Your instructions: Retype only the lines from the top of the records to the line with "-4.13, -5.30, -5.52, -5.83, -8.73, -8.19, -10.10, -12.05]", including that line but none of the pictures.

Provided records:
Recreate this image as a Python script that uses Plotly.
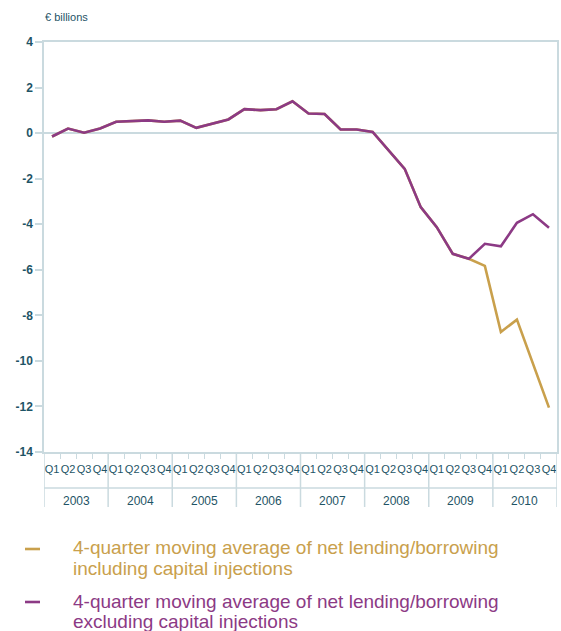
import plotly.graph_objects as go

years = ["2003", "2004", "2005", "2006", "2007", "2008", "2009", "2010"]
quarters = ["Q1", "Q2", "Q3", "Q4"]
y_ticks = [4, 2, 0, -2, -4, -6, -8, -10, -12, -14]
y_ticklabels = ["4", "2", "0", "-2", "-4", "-6", "-8", "-10", "-12", "-14"]

excl_capital = [-0.15, 0.20, 0.02, 0.20, 0.50, 0.52, 0.56, 0.50,
                0.55, 0.23, 0.42, 0.60, 1.05, 1.01, 1.05, 1.40,
                0.86, 0.84, 0.16, 0.16, 0.05, -0.75, -1.57, -3.25,
                -4.13, -5.30, -5.52, -4.86, -4.97, -3.94, -3.56, -4.15]
incl_capital = [-0.15, 0.20, 0.02, 0.20, 0.50, 0.52, 0.56, 0.50,
                0.55, 0.23, 0.42, 0.60, 1.05, 1.01, 1.05, 1.40,
                0.86, 0.84, 0.16, 0.16, 0.05, -0.75, -1.57, -3.25,
                -4.13, -5.30, -5.52, -5.83, -8.73, -8.19, -10.10, -12.05]

name_incl = ["4-quarter moving average of net lending/borrowing", "including capital injections"]
name_excl = ["4-quarter moving average of net lending/borrowing", "excluding capital injections"]

GOLD = "#C9A04C"
PURPLE = "#8C3A85"
TEXT = "#1E5466"
AXIS = "#CADADF"
FONT = "Liberation Sans, Arial, sans-serif"

W, H = 561, 631
L, R, T, B = 44, 4, 42, 179
plot_w = W - L - R
plot_h = H - T - B

n = len(years) * len(quarters)
xs = list(range(n))
qlabels = [q for _ in years for q in quarters]

fig = go.Figure()
fig.add_trace(go.Scatter(x=xs, y=incl_capital, mode="lines", name=" ".join(name_incl),
                         line=dict(color=GOLD, width=2.6), showlegend=False))
fig.add_trace(go.Scatter(x=xs, y=excl_capital, mode="lines", name=" ".join(name_excl),
                         line=dict(color=PURPLE, width=2.6), showlegend=False))

fig.update_layout(
    width=W, height=H,
    margin=dict(l=L, r=R, t=T, b=B),
    paper_bgcolor="white", plot_bgcolor="white",
    font=dict(family=FONT, color=TEXT, size=12),
)
fig.update_xaxes(
    range=[-0.5, n - 0.5], tickmode="array", tickvals=xs, ticktext=qlabels,
    ticks="", showgrid=False, zeroline=False, tickangle=0, automargin=False,
    showline=True, linecolor=AXIS, linewidth=1.5, mirror=True,
    tickfont=dict(family=FONT, size=11, color=TEXT),
    ticklabelstandoff=6,
    minor=dict(tickmode="array", tickvals=[i + 0.5 for i in xs[:-1]],
               ticks="outside", ticklen=5, tickcolor=AXIS, tickwidth=1),
)
fig.update_yaxes(
    range=[-14, 4], tickmode="array", tickvals=y_ticks, ticktext=y_ticklabels,
    ticks="outside", ticklen=7, automargin=False,
    tickcolor=AXIS, tickwidth=1.5, showgrid=False,
    zeroline=True, zerolinecolor=AXIS, zerolinewidth=1.5,
    showline=True, linecolor=AXIS, linewidth=1.5, mirror=True,
    tickfont=dict(family=FONT, size=12, color=TEXT, weight="bold"),
)

bottom = H - B
y_mid = -(488 - bottom) / plot_h
y_bot = -(507 - bottom) / plot_h

shapes = []
for k in range(len(years) + 1):
    xb = -0.5 + 4 * k
    shapes.append(dict(type="line", xref="x", yref="paper", x0=xb, x1=xb,
                       y0=0, y1=y_bot, line=dict(color=AXIS, width=1.5)))
shapes.append(dict(type="line", xref="x", yref="paper", x0=-0.5, x1=n - 0.5,
                   y0=y_mid, y1=y_mid, line=dict(color=AXIS, width=1.5)))
# legend dashes
for ypix, col in [(549, GOLD), (602, PURPLE)]:
    shapes.append(dict(type="line", xref="paper", yref="paper",
                       x0=(25 - L) / plot_w, x1=(40 - L) / plot_w,
                       y0=-(ypix - bottom) / plot_h, y1=-(ypix - bottom) / plot_h,
                       line=dict(color=col, width=2.6)))

annotations = []
for k, yr in enumerate(years):
    annotations.append(dict(x=1.5 + 4 * k, y=-(501 - bottom) / plot_h, xref="x", yref="paper",
                            text=yr, showarrow=False, xanchor="center", yanchor="middle",
                            font=dict(family=FONT, size=12, color=TEXT)))
annotations.append(dict(x=(43 - L) / plot_w, y=1 + (T - 17) / plot_h, xref="paper", yref="paper",
                        text="€ billions", showarrow=False, xanchor="left", yanchor="middle",
                        font=dict(family=FONT, size=11, color=TEXT)))
for lines, col, ys in [(name_incl, GOLD, (547, 568)), (name_excl, PURPLE, (601, 621))]:
    for txt, ypix in zip(lines, ys):
        annotations.append(dict(x=(71 - L) / plot_w, y=-(ypix - bottom) / plot_h,
                                xref="paper", yref="paper",
                                text=txt, showarrow=False, xanchor="left", yanchor="middle",
                                align="left",
                                font=dict(family=FONT, size=19, color=col)))

fig.update_layout(shapes=shapes, annotations=annotations)
fig.write_html("out.html", post_script="document.body.style.margin='0';",
               config={"displayModeBar": False})
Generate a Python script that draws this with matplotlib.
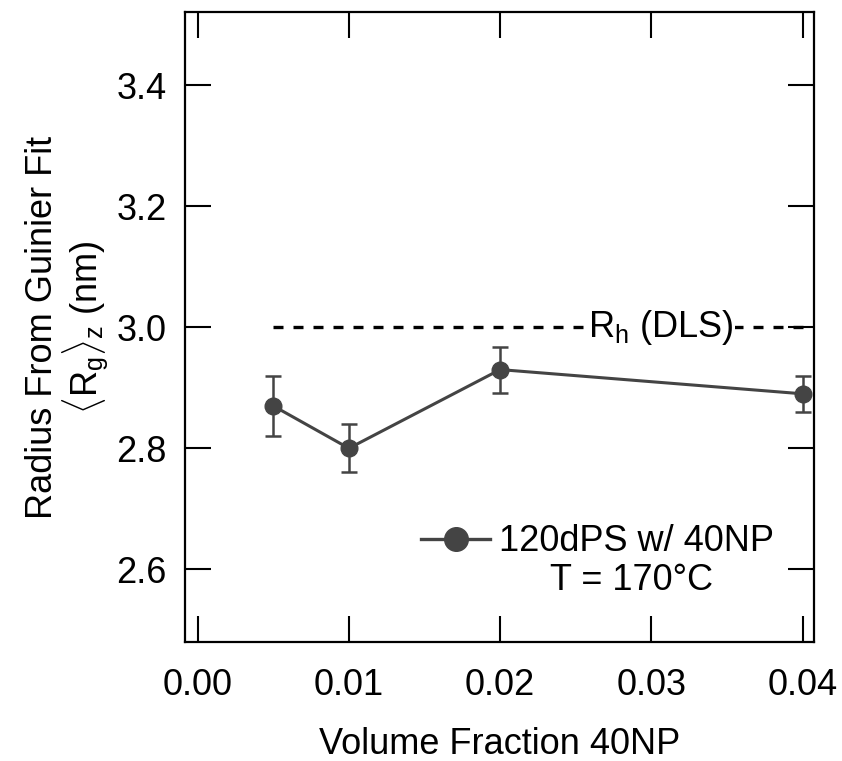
import matplotlib
matplotlib.use("Agg")
import matplotlib.pyplot as plt
from matplotlib.lines import Line2D

# 数据
vol_frac = [0.005, 0.01, 0.02, 0.04]
rg = [2.87, 2.80, 2.93, 2.89]
rg_err = [0.05, 0.04, 0.038, 0.03]
rh_dls = 3.0

x_ticks = [0.00, 0.01, 0.02, 0.03, 0.04]
y_ticks = [2.6, 2.8, 3.0, 3.2, 3.4]

GREY = "#444444"
FS = 26

plt.rcParams["font.family"] = ["Liberation Sans", "DejaVu Sans"]
plt.rcParams["mathtext.fontset"] = "custom"
plt.rcParams["mathtext.rm"] = "Liberation Sans"
plt.rcParams["mathtext.it"] = "Liberation Sans:italic"

fig = plt.figure(figsize=(8.42, 7.61), dpi=100)
ax = fig.add_axes([0.2197, 0.1564, 0.9667 - 0.2197, 0.9836 - 0.1564])

ax.errorbar(vol_frac, rg, yerr=rg_err, color=GREY, lw=2.2, marker="o",
            markersize=12, elinewidth=1.8, capsize=6, capthick=1.8,
            zorder=3)

ax.hlines(rh_dls, vol_frac[0], vol_frac[-1], colors="black", lw=2.4,
          linestyles=(0, (3.0, 3.0)), zorder=2)
ax.text(0.0306, rh_dls, r"R$_\mathrm{h}$ (DLS)", fontsize=FS, ha="center",
        va="center", bbox=dict(facecolor="white", edgecolor="none", pad=1),
        zorder=2.5)

ax.set_xlim(-0.00084, 0.04075)
ax.set_ylim(2.48, 3.52)
ax.set_xticks(x_ticks)
ax.set_xticklabels([f"{v:.2f}" for v in x_ticks])
ax.set_yticks(y_ticks)
ax.set_yticklabels([f"{v:.1f}" for v in y_ticks])

ax.tick_params(direction="in", length=19, width=1.5, labelsize=FS,
               top=True, right=True)
ax.tick_params(axis="x", pad=19)
ax.tick_params(axis="y", pad=13)
for s in ax.spines.values():
    s.set_linewidth(1.6)

ax.set_xlabel("Volume Fraction 40NP", fontsize=FS, labelpad=17)
ax.set_ylabel("Radius From Guinier Fit\n"
              r"$\langle\mathrm{R_g}\rangle_\mathrm{z}$ (nm)",
              fontsize=FS, labelpad=5, linespacing=1.0)

handle = Line2D([], [], color=GREY, lw=2.4, marker="o", markersize=17)
ax.legend([handle], ["120dPS w/ 40NP"], loc="center left",
          bbox_to_anchor=(0.376, 0.159), frameon=False, fontsize=FS,
          handlelength=1.9, handletextpad=0.25, borderpad=0, borderaxespad=0)
ax.text(0.71, 0.098, "T = 170°C", transform=ax.transAxes, fontsize=FS,
        ha="center", va="center")

fig.savefig("out.png", dpi=100)
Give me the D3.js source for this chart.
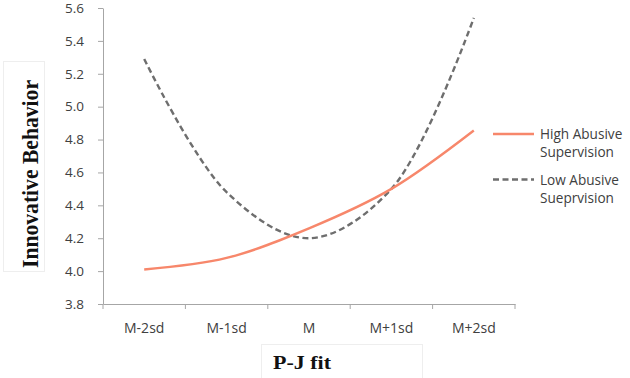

Final result:
Recreate this image as a Python script that uses Plotly.
import plotly.graph_objects as go

years = ["2003", "2004", "2005", "2006", "2007", "2008", "2009", "2010"]
quarters = ["Q1", "Q2", "Q3", "Q4"]
y_ticks = [4, 2, 0, -2, -4, -6, -8, -10, -12, -14]
y_ticklabels = ["4", "2", "0", "-2", "-4", "-6", "-8", "-10", "-12", "-14"]

excl_capital = [-0.15, 0.20, 0.02, 0.20, 0.50, 0.52, 0.56, 0.50,
                0.55, 0.23, 0.42, 0.60, 1.05, 1.01, 1.05, 1.40,
                0.86, 0.84, 0.16, 0.16, 0.05, -0.75, -1.57, -3.25,
                -4.13, -5.30, -5.52, -4.86, -4.97, -3.94, -3.56, -4.15]
incl_capital = [-0.15, 0.20, 0.02, 0.20, 0.50, 0.52, 0.56, 0.50,
                0.55, 0.23, 0.42, 0.60, 1.05, 1.01, 1.05, 1.40,
                0.86, 0.84, 0.16, 0.16, 0.05, -0.75, -1.57, -3.25,
                -4.13, -5.30, -5.52, -5.83, -8.73, -8.19, -10.10, -12.05]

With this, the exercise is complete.